**Your task**. Copy the listing verbatim, excluding any images found in it.

----

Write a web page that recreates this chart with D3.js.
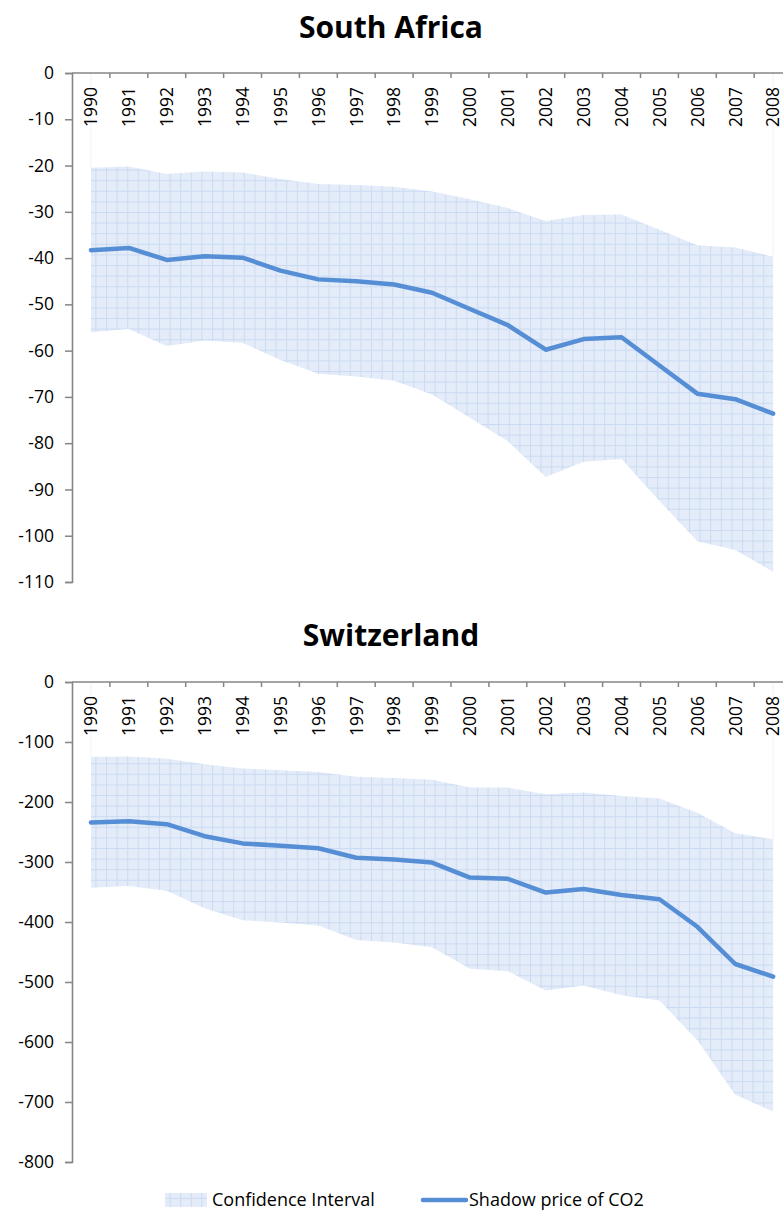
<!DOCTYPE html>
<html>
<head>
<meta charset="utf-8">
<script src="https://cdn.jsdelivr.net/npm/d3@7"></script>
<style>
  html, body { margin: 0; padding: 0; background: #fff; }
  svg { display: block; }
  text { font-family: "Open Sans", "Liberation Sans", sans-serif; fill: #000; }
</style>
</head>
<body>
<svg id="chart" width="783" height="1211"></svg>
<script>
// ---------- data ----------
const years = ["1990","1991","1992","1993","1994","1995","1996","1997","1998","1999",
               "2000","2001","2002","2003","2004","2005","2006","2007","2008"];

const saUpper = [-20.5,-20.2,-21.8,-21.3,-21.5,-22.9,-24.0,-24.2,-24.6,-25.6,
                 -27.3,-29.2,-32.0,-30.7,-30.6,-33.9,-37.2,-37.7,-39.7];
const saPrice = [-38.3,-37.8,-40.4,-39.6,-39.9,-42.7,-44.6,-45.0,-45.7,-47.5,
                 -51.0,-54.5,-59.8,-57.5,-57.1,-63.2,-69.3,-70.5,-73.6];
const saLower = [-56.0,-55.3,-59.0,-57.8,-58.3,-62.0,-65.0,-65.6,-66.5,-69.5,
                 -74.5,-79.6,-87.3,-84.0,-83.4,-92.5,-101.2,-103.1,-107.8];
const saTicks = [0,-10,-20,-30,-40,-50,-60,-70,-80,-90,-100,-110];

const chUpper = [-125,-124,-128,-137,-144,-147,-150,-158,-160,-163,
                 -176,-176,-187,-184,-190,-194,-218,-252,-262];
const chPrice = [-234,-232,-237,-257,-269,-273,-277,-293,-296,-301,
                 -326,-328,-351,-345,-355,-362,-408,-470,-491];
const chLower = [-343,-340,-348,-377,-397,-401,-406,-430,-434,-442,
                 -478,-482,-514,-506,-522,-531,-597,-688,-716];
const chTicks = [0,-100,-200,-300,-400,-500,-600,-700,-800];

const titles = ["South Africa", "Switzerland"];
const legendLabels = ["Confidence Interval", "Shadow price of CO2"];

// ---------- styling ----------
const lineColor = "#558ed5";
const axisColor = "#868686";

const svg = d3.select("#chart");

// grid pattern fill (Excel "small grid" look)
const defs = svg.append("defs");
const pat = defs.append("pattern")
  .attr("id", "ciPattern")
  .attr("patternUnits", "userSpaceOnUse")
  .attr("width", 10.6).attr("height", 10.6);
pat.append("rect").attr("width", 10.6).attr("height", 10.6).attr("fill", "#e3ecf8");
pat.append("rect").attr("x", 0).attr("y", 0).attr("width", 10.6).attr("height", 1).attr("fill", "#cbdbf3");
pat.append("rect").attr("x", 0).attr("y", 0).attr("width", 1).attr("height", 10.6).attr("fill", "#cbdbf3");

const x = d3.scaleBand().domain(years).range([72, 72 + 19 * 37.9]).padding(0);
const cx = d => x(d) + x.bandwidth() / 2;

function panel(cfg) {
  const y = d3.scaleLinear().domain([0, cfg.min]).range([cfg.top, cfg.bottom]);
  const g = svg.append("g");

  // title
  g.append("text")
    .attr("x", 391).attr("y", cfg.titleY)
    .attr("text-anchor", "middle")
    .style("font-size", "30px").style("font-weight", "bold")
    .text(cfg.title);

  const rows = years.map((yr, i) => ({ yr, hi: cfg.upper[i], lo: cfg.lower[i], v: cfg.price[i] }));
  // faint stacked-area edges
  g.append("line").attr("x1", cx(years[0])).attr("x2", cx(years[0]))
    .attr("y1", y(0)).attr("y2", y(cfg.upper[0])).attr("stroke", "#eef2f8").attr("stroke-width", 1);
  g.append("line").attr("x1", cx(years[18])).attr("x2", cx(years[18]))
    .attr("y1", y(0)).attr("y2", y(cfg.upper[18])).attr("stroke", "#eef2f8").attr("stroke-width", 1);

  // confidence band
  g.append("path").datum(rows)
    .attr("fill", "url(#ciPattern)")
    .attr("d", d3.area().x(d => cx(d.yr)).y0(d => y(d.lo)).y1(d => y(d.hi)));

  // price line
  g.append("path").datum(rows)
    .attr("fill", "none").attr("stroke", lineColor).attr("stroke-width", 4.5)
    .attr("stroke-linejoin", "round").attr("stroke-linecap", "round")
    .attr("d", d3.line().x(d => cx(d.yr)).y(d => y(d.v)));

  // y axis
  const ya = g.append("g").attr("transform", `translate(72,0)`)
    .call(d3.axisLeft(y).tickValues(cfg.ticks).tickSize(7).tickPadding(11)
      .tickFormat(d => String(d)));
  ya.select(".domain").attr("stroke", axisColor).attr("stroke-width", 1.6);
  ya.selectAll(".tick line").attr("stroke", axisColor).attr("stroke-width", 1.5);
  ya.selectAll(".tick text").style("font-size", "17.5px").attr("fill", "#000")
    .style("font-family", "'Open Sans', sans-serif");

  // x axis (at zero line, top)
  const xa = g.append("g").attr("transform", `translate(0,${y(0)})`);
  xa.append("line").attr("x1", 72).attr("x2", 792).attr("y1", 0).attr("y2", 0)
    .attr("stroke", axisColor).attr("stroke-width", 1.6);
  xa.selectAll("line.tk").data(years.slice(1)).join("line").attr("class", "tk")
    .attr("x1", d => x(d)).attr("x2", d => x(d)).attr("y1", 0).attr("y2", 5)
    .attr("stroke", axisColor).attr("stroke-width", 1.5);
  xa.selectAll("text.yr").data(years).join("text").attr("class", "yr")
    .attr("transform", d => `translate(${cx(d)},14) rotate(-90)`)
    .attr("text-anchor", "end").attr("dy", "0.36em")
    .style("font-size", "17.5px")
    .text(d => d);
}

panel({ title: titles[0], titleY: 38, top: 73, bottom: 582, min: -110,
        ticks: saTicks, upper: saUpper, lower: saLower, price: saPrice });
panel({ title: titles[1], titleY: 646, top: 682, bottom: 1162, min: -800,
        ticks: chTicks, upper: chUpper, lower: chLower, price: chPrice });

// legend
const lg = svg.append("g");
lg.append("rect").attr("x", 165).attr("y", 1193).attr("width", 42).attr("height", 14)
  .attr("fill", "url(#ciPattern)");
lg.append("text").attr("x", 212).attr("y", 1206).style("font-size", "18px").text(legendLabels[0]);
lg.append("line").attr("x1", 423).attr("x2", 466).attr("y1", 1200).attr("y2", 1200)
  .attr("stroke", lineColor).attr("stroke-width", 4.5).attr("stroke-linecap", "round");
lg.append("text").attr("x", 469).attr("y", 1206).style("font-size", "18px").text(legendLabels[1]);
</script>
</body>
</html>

----

**Exercise result**.
Write a web page that recreates this chart with D3.js.
<!DOCTYPE html>
<html>
<head>
<meta charset="utf-8">
<script src="https://cdn.jsdelivr.net/npm/d3@7"></script>
<style>
  html, body { margin: 0; padding: 0; background: #fff; }
  svg { display: block; }
  text { font-family: "Open Sans", "Liberation Sans", sans-serif; fill: #000; }
</style>
</head>
<body>
<svg id="chart" width="783" height="1211"></svg>
<script>
// ---------- data ----------
const years = ["1990","1991","1992","1993","1994","1995","1996","1997","1998","1999",
               "2000","2001","2002","2003","2004","2005","2006","2007","2008"];

const saUpper = [-20.5,-20.2,-21.8,-21.3,-21.5,-22.9,-24.0,-24.2,-24.6,-25.6,
                 -27.3,-29.2,-32.0,-30.7,-30.6,-33.9,-37.2,-37.7,-39.7];
const saPrice = [-38.3,-37.8,-40.4,-39.6,-39.9,-42.7,-44.6,-45.0,-45.7,-47.5,
                 -51.0,-54.5,-59.8,-57.5,-57.1,-63.2,-69.3,-70.5,-73.6];
const saLower = [-56.0,-55.3,-59.0,-57.8,-58.3,-62.0,-65.0,-65.6,-66.5,-69.5,
                 -74.5,-79.6,-87.3,-84.0,-83.4,-92.5,-101.2,-103.1,-107.8];
const saTicks = [0,-10,-20,-30,-40,-50,-60,-70,-80,-90,-100,-110];

const chUpper = [-125,-124,-128,-137,-144,-147,-150,-158,-160,-163,
                 -176,-176,-187,-184,-190,-194,-218,-252,-262];
const chPrice = [-234,-232,-237,-257,-269,-273,-277,-293,-296,-301,
                 -326,-328,-351,-345,-355,-362,-408,-470,-491];
const chLower = [-343,-340,-348,-377,-397,-401,-406,-430,-434,-442,
                 -478,-482,-514,-506,-522,-531,-597,-688,-716];
const chTicks = [0,-100,-200,-300,-400,-500,-600,-700,-800];

const titles = ["South Africa", "Switzerland"];
const legendLabels = ["Confidence Interval", "Shadow price of CO2"];

// ---------- styling ----------
const lineColor = "#558ed5";
const axisColor = "#868686";

const svg = d3.select("#chart");

// grid pattern fill (Excel "small grid" look)
const defs = svg.append("defs");
const pat = defs.append("pattern")
  .attr("id", "ciPattern")
  .attr("patternUnits", "userSpaceOnUse")
  .attr("width", 10.6).attr("height", 10.6);
pat.append("rect").attr("width", 10.6).attr("height", 10.6).attr("fill", "#e3ecf8");
pat.append("rect").attr("x", 0).attr("y", 0).attr("width", 10.6).attr("height", 1).attr("fill", "#cbdbf3");
pat.append("rect").attr("x", 0).attr("y", 0).attr("width", 1).attr("height", 10.6).attr("fill", "#cbdbf3");

const x = d3.scaleBand().domain(years).range([72, 72 + 19 * 37.9]).padding(0);
const cx = d => x(d) + x.bandwidth() / 2;

function panel(cfg) {
  const y = d3.scaleLinear().domain([0, cfg.min]).range([cfg.top, cfg.bottom]);
  const g = svg.append("g");

  // title
  g.append("text")
    .attr("x", 391).attr("y", cfg.titleY)
    .attr("text-anchor", "middle")
    .style("font-size", "30px").style("font-weight", "bold")
    .text(cfg.title);

  const rows = years.map((yr, i) => ({ yr, hi: cfg.upper[i], lo: cfg.lower[i], v: cfg.price[i] }));
  // faint stacked-area edges
  g.append("line").attr("x1", cx(years[0])).attr("x2", cx(years[0]))
    .attr("y1", y(0)).attr("y2", y(cfg.upper[0])).attr("stroke", "#eef2f8").attr("stroke-width", 1);
  g.append("line").attr("x1", cx(years[18])).attr("x2", cx(years[18]))
    .attr("y1", y(0)).attr("y2", y(cfg.upper[18])).attr("stroke", "#eef2f8").attr("stroke-width", 1);

  // confidence band
  g.append("path").datum(rows)
    .attr("fill", "url(#ciPattern)")
    .attr("d", d3.area().x(d => cx(d.yr)).y0(d => y(d.lo)).y1(d => y(d.hi)));

  // price line
  g.append("path").datum(rows)
    .attr("fill", "none").attr("stroke", lineColor).attr("stroke-width", 4.5)
    .attr("stroke-linejoin", "round").attr("stroke-linecap", "round")
    .attr("d", d3.line().x(d => cx(d.yr)).y(d => y(d.v)));

  // y axis
  const ya = g.append("g").attr("transform", `translate(72,0)`)
    .call(d3.axisLeft(y).tickValues(cfg.ticks).tickSize(7).tickPadding(11)
      .tickFormat(d => String(d)));
  ya.select(".domain").attr("stroke", axisColor).attr("stroke-width", 1.6);
  ya.selectAll(".tick line").attr("stroke", axisColor).attr("stroke-width", 1.5);
  ya.selectAll(".tick text").style("font-size", "17.5px").attr("fill", "#000")
    .style("font-family", "'Open Sans', sans-serif");

  // x axis (at zero line, top)
  const xa = g.append("g").attr("transform", `translate(0,${y(0)})`);
  xa.append("line").attr("x1", 72).attr("x2", 792).attr("y1", 0).attr("y2", 0)
    .attr("stroke", axisColor).attr("stroke-width", 1.6);
  xa.selectAll("line.tk").data(years.slice(1)).join("line").attr("class", "tk")
    .attr("x1", d => x(d)).attr("x2", d => x(d)).attr("y1", 0).attr("y2", 5)
    .attr("stroke", axisColor).attr("stroke-width", 1.5);
  xa.selectAll("text.yr").data(years).join("text").attr("class", "yr")
    .attr("transform", d => `translate(${cx(d)},14) rotate(-90)`)
    .attr("text-anchor", "end").attr("dy", "0.36em")
    .style("font-size", "17.5px")
    .text(d => d);
}

panel({ title: titles[0], titleY: 38, top: 73, bottom: 582, min: -110,
        ticks: saTicks, upper: saUpper, lower: saLower, price: saPrice });
panel({ title: titles[1], titleY: 646, top: 682, bottom: 1162, min: -800,
        ticks: chTicks, upper: chUpper, lower: chLower, price: chPrice });

// legend
const lg = svg.append("g");
lg.append("rect").attr("x", 165).attr("y", 1193).attr("width", 42).attr("height", 14)
  .attr("fill", "url(#ciPattern)");
lg.append("text").attr("x", 212).attr("y", 1206).style("font-size", "18px").text(legendLabels[0]);
lg.append("line").attr("x1", 423).attr("x2", 466).attr("y1", 1200).attr("y2", 1200)
  .attr("stroke", lineColor).attr("stroke-width", 4.5).attr("stroke-linecap", "round");
lg.append("text").attr("x", 469).attr("y", 1206).style("font-size", "18px").text(legendLabels[1]);
</script>
</body>
</html>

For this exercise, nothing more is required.